-- BEGIN DATASET EXCERPTS --
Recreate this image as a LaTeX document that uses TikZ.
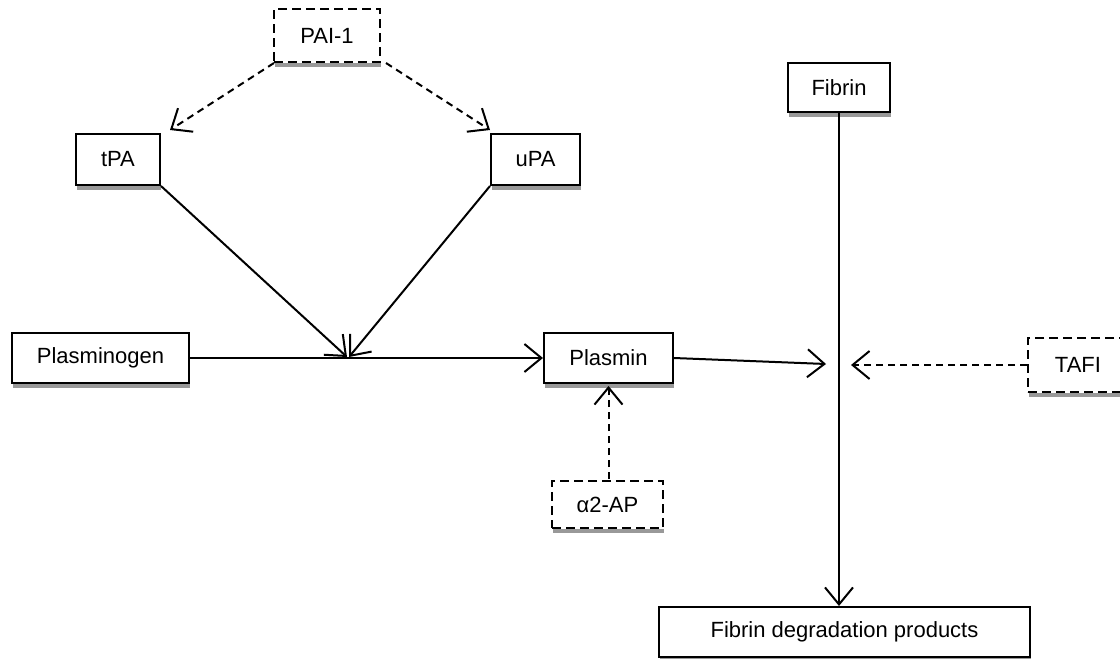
\documentclass[tikz,border=0pt]{standalone}
\usepackage{fontspec}
\setmainfont{Liberation Sans}
\usetikzlibrary{arrows.meta}
\definecolor{shadowgray}{gray}{0.6}
\tikzset{
  lw/.style={line width=2pt},
  box/.style={draw, lw, rectangle, fill=white, inner sep=0pt,
    font=\fontsize{22}{26}\selectfont},
  dbox/.style={box, dash pattern=on 9pt off 5pt},
  tip/.style={-{Straight Barb[length=17pt,width=28pt]}},
  conn/.style={lw, tip},
  dconn/.style={conn, dash pattern=on 7pt off 5pt},
}
\newcommand{\boxshadow}[1]{%
  \fill[shadowgray] ([xshift=2pt]#1.south west) rectangle ([yshift=-4pt]#1.south east);}
\begin{document}
\begin{tikzpicture}[x=1pt,y=-1pt]
\useasboundingbox (0,0) rectangle (1120,659);

% boxes
\node[dbox, minimum width=106pt, minimum height=53pt] (pai) at (327,35.5) {PAI-1};
\node[box, minimum width=84pt, minimum height=51pt] (tpa) at (118,159.5) {tPA};
\node[box, minimum width=89pt, minimum height=51pt] (upa) at (535.5,159.5) {uPA};
\node[box, minimum width=177pt, minimum height=50pt] (plg) at (100.5,358) {Plasminogen};
\node[box, minimum width=129pt, minimum height=50pt] (pls) at (608.5,358) {Plasmin};
\node[box, minimum width=102pt, minimum height=49pt] (fib) at (839,87.5) {Fibrin};
\node[dbox, minimum width=100pt, minimum height=54pt] (tafi) at (1078,365) {TAFI};
\node[dbox, minimum width=111pt, minimum height=47pt] (a2ap) at (607.5,504.5) {α2-AP};
\node[box, minimum width=371pt, minimum height=50pt] (fdp) at (844.5,632) {Fibrin degradation products};

\foreach \n in {pai,tpa,upa,plg,pls,fib,tafi,a2ap,fdp} {\boxshadow{\n}}

% arrow targets
\coordinate (tpaIn) at (170,130);
\coordinate (upaIn) at (490,130);
\coordinate (j) at (347,357);
\coordinate (hit) at (826,364);
\coordinate (tafiHit) at (851,365);

% PAI-1 inhibition
\draw[dconn] ([xshift=1pt]pai.south west) -- (tpaIn);
\draw[dconn] ([xshift=5pt]pai.south east) -- (upaIn);

% activators acting on the plasminogen conversion
\draw[conn] (tpa.south east) -- (j);
\draw[conn] (upa.south west) -- ([xshift=2pt]j);

\draw[conn] (plg.east) -- (pls.west);
\draw[conn] (pls.east) -- (hit);

% fibrin breakdown
\draw[conn] (fib.south) -- (fib.south |- fdp.north);

% inhibitors
\draw[dconn] (tafi.west) -- (tafiHit);
\draw[dconn] ([yshift=1pt]a2ap.north -| pls.south) -- ([yshift=-2pt]pls.south);
\end{tikzpicture}
\end{document}
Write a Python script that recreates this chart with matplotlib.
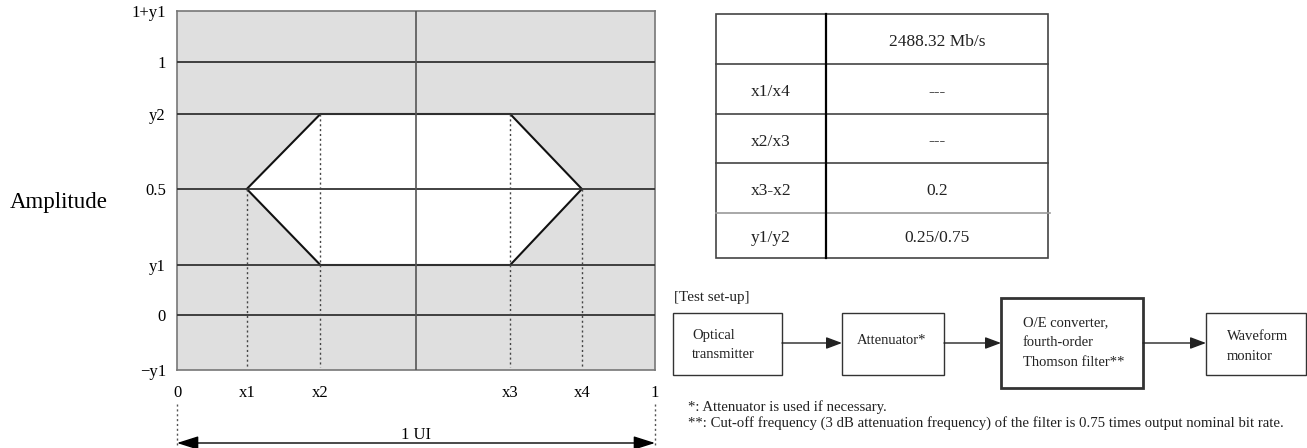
-- END DATASET EXCERPTS --
◆ **DESCRIPTION OF THE TASK**:
Locate all lines in the listing above with the word "that" and copy them.

◆ **RESPONSE**:
Recreate this image as a LaTeX document that uses TikZ.
Write a Python script that recreates this chart with matplotlib.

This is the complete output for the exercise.